• **GOAL OF THE EXERCISE**
Copy the data that follows, character for character, minus the pictures.

** start of GIVEN INFORMATION **

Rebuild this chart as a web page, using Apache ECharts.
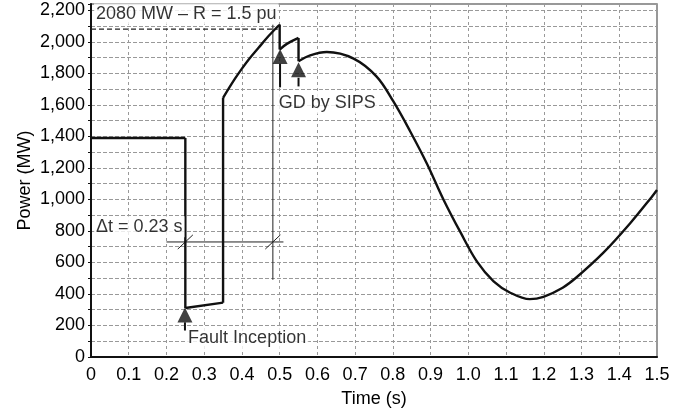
<!DOCTYPE html>
<html>
<head>
<meta charset="utf-8">
<script src="https://cdn.jsdelivr.net/npm/echarts@6/dist/echarts.min.js"></script>
<style>
  html, body { margin: 0; padding: 0; background: #fff; }
  #chart { width: 698px; height: 413px; }
</style>
</head>
<body>
<div id="chart"></div>
<script>
// power response; a repeated time marks a step
const time = [0, 0.25, 0.25, 0.35, 0.35, 0.364, 0.382, 0.4, 0.417, 0.444, 0.47, 0.5, 0.5, 0.519,
  0.55, 0.55, 0.581, 0.625, 0.696, 0.757, 0.801, 0.845, 0.89, 0.934, 0.979, 1.023, 1.067, 1.111,
  1.163, 1.199, 1.25, 1.287, 1.358, 1.429, 1.486, 1.5];
const power = [1390, 1390, 311, 345, 1645, 1700, 1768, 1830, 1885, 1962, 2035, 2110, 1951, 1987,
  2025, 1877, 1914, 1935, 1893, 1779, 1623, 1436, 1228, 1000, 792, 605, 480, 408,
  367, 382, 440, 506, 662, 849, 1016, 1060];

const refLevel = 2080;          // dashed level line
const faultTime = 0.25;
const markerTime = 0.482;       // thin vertical marker, 0.25 + 0.23
const dimLevel = 730;

// arrows: [time, tip, base, stemEnd]
const arrows = [
  [0.249, 314, 220, 168],
  [0.501, 1954, 1861, 1711],
  [0.55, 1872, 1772, 1717],
];

// text: [time, power, text]
const notes = [
  [0.008, 2177, '2080 MW \u2013 R = 1.5 pu'],
  [0.008, 826, '\u0394t = 0.23 s'],
  [0.252, 118, 'Fault Inception'],
  [0.492, 1610, 'GD by SIPS'],
];

const font = 'Arial, "Liberation Sans", sans-serif';
const ink = '#000';

// split the curve into smooth pieces and the vertical steps between them
const pieces = [];
const steps = [];
let cur = [[time[0], power[0]]];
for (let i = 1; i < time.length; i++) {
  if (time[i] === time[i - 1]) {
    pieces.push(cur);
    steps.push([[time[i - 1], power[i - 1]], [time[i], power[i]]]);
    cur = [[time[i], power[i]]];
  } else {
    cur.push([time[i], power[i]]);
  }
}
pieces.push(cur);

const thin = (data, extra) => Object.assign({
  type: 'line', data, symbol: 'none', silent: true,
  lineStyle: { color: '#222', width: 1 }, z: 3,
}, extra);

const series = [];
pieces.forEach((p) => series.push({
  type: 'line', data: p, symbol: 'none',
  smooth: p.length > 2 ? 0.35 : false,
  lineStyle: { color: '#111', width: 2.4 }, z: 5,
}));
steps.forEach((s) => series.push({
  type: 'line', data: s, symbol: 'none', lineStyle: { color: '#111', width: 2.4 }, z: 5,
}));

series.push(thin([[0, refLevel], [0.495, refLevel]], { lineStyle: { color: '#222', width: 1.2, type: [5, 3] } }));
series.push(thin([[markerTime, 2110], [markerTime, 490]]));
series.push(thin([[0.2, dimLevel], [0.51, dimLevel]]));
[faultTime, markerTime].forEach((t) => series.push(thin([[t - 0.02, dimLevel - 45], [t + 0.02, dimLevel + 45]])));

arrows.forEach((a) => {
  series.push(thin([[a[0], a[2]], [a[0], a[3]]], { lineStyle: { color: '#111', width: 2 }, z: 6 }));
});
series.push({
  type: 'scatter', symbol: 'triangle', symbolSize: [15, 15], silent: true, z: 6,
  itemStyle: { color: '#111' },
  data: arrows.map((a) => [a[0], (a[1] + a[2]) / 2]),
});

series.push({
  type: 'scatter', symbolSize: 0, silent: true, z: 7,
  data: notes.map((n) => ({ value: [n[0], n[1]], name: n[2] })),
  label: {
    show: true, position: 'right', distance: 0, formatter: '{b}',
    color: ink, fontSize: 18, fontFamily: font,
    backgroundColor: '#fff', padding: [2, 2, 1, 2],
  },
});

const chart = echarts.init(document.getElementById('chart'));
chart.setOption({
  animation: false,
  backgroundColor: '#fff',
  grid: { left: 91, right: 41, top: 4, bottom: 49, show: true, borderColor: '#777', borderWidth: 1.5 },
  xAxis: {
    type: 'value', min: 0, max: 1.5, interval: 0.1,
    name: 'Time (s)', nameLocation: 'middle', nameGap: 33, nameMoveOverlap: false,
    nameTextStyle: { color: ink, fontSize: 18, fontFamily: font },
    axisLine: { show: true, onZero: false, lineStyle: { color: '#111', width: 2 } },
    axisTick: { show: false },
    axisLabel: {
      color: ink, fontSize: 18, fontFamily: font, margin: 9,
      formatter: (v) => (v === 0 ? '0' : v.toFixed(1)),
    },
    splitLine: { show: true, lineStyle: { color: '#999', width: 1, type: [3, 3] } },
  },
  yAxis: {
    type: 'value', min: 0, max: 2240, interval: 100,
    name: 'Power (MW)', nameLocation: 'middle', nameGap: 57, nameMoveOverlap: false,
    nameTextStyle: { color: ink, fontSize: 18, fontFamily: font },
    axisLine: { show: true, lineStyle: { color: '#111', width: 2 } },
    axisTick: { show: true, length: 3, lineStyle: { color: '#111' } },
    axisLabel: {
      color: ink, fontSize: 18, fontFamily: font, margin: 6,
      formatter: (v) => (v % 200 === 0 ? v.toLocaleString('en-US') : ''),
    },
    splitLine: { show: true, lineStyle: { color: '#999', width: 1, type: [4, 2] } },
  },
  series,
});
</script>
</body>
</html>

** end of GIVEN INFORMATION **

• **RESPONSE BELOW**
Rebuild this chart as a web page, using Apache ECharts.
<!DOCTYPE html>
<html>
<head>
<meta charset="utf-8">
<script src="https://cdn.jsdelivr.net/npm/echarts@6/dist/echarts.min.js"></script>
<style>
  html, body { margin: 0; padding: 0; background: #fff; }
  #chart { width: 698px; height: 413px; }
</style>
</head>
<body>
<div id="chart"></div>
<script>
// power response; a repeated time marks a step
const time = [0, 0.25, 0.25, 0.35, 0.35, 0.364, 0.382, 0.4, 0.417, 0.444, 0.47, 0.5, 0.5, 0.519,
  0.55, 0.55, 0.581, 0.625, 0.696, 0.757, 0.801, 0.845, 0.89, 0.934, 0.979, 1.023, 1.067, 1.111,
  1.163, 1.199, 1.25, 1.287, 1.358, 1.429, 1.486, 1.5];
const power = [1390, 1390, 311, 345, 1645, 1700, 1768, 1830, 1885, 1962, 2035, 2110, 1951, 1987,
  2025, 1877, 1914, 1935, 1893, 1779, 1623, 1436, 1228, 1000, 792, 605, 480, 408,
  367, 382, 440, 506, 662, 849, 1016, 1060];

const refLevel = 2080;          // dashed level line
const faultTime = 0.25;
const markerTime = 0.482;       // thin vertical marker, 0.25 + 0.23
const dimLevel = 730;

// arrows: [time, tip, base, stemEnd]
const arrows = [
  [0.249, 314, 220, 168],
  [0.501, 1954, 1861, 1711],
  [0.55, 1872, 1772, 1717],
];

// text: [time, power, text]
const notes = [
  [0.008, 2177, '2080 MW \u2013 R = 1.5 pu'],
  [0.008, 826, '\u0394t = 0.23 s'],
  [0.252, 118, 'Fault Inception'],
  [0.492, 1610, 'GD by SIPS'],
];

const font = 'Arial, "Liberation Sans", sans-serif';
const ink = '#000';

// split the curve into smooth pieces and the vertical steps between them
const pieces = [];
const steps = [];
let cur = [[time[0], power[0]]];
for (let i = 1; i < time.length; i++) {
  if (time[i] === time[i - 1]) {
    pieces.push(cur);
    steps.push([[time[i - 1], power[i - 1]], [time[i], power[i]]]);
    cur = [[time[i], power[i]]];
  } else {
    cur.push([time[i], power[i]]);
  }
}
pieces.push(cur);

const thin = (data, extra) => Object.assign({
  type: 'line', data, symbol: 'none', silent: true,
  lineStyle: { color: '#222', width: 1 }, z: 3,
}, extra);

const series = [];
pieces.forEach((p) => series.push({
  type: 'line', data: p, symbol: 'none',
  smooth: p.length > 2 ? 0.35 : false,
  lineStyle: { color: '#111', width: 2.4 }, z: 5,
}));
steps.forEach((s) => series.push({
  type: 'line', data: s, symbol: 'none', lineStyle: { color: '#111', width: 2.4 }, z: 5,
}));

series.push(thin([[0, refLevel], [0.495, refLevel]], { lineStyle: { color: '#222', width: 1.2, type: [5, 3] } }));
series.push(thin([[markerTime, 2110], [markerTime, 490]]));
series.push(thin([[0.2, dimLevel], [0.51, dimLevel]]));
[faultTime, markerTime].forEach((t) => series.push(thin([[t - 0.02, dimLevel - 45], [t + 0.02, dimLevel + 45]])));

arrows.forEach((a) => {
  series.push(thin([[a[0], a[2]], [a[0], a[3]]], { lineStyle: { color: '#111', width: 2 }, z: 6 }));
});
series.push({
  type: 'scatter', symbol: 'triangle', symbolSize: [15, 15], silent: true, z: 6,
  itemStyle: { color: '#111' },
  data: arrows.map((a) => [a[0], (a[1] + a[2]) / 2]),
});

series.push({
  type: 'scatter', symbolSize: 0, silent: true, z: 7,
  data: notes.map((n) => ({ value: [n[0], n[1]], name: n[2] })),
  label: {
    show: true, position: 'right', distance: 0, formatter: '{b}',
    color: ink, fontSize: 18, fontFamily: font,
    backgroundColor: '#fff', padding: [2, 2, 1, 2],
  },
});

const chart = echarts.init(document.getElementById('chart'));
chart.setOption({
  animation: false,
  backgroundColor: '#fff',
  grid: { left: 91, right: 41, top: 4, bottom: 49, show: true, borderColor: '#777', borderWidth: 1.5 },
  xAxis: {
    type: 'value', min: 0, max: 1.5, interval: 0.1,
    name: 'Time (s)', nameLocation: 'middle', nameGap: 33, nameMoveOverlap: false,
    nameTextStyle: { color: ink, fontSize: 18, fontFamily: font },
    axisLine: { show: true, onZero: false, lineStyle: { color: '#111', width: 2 } },
    axisTick: { show: false },
    axisLabel: {
      color: ink, fontSize: 18, fontFamily: font, margin: 9,
      formatter: (v) => (v === 0 ? '0' : v.toFixed(1)),
    },
    splitLine: { show: true, lineStyle: { color: '#999', width: 1, type: [3, 3] } },
  },
  yAxis: {
    type: 'value', min: 0, max: 2240, interval: 100,
    name: 'Power (MW)', nameLocation: 'middle', nameGap: 57, nameMoveOverlap: false,
    nameTextStyle: { color: ink, fontSize: 18, fontFamily: font },
    axisLine: { show: true, lineStyle: { color: '#111', width: 2 } },
    axisTick: { show: true, length: 3, lineStyle: { color: '#111' } },
    axisLabel: {
      color: ink, fontSize: 18, fontFamily: font, margin: 6,
      formatter: (v) => (v % 200 === 0 ? v.toLocaleString('en-US') : ''),
    },
    splitLine: { show: true, lineStyle: { color: '#999', width: 1, type: [4, 2] } },
  },
  series,
});
</script>
</body>
</html>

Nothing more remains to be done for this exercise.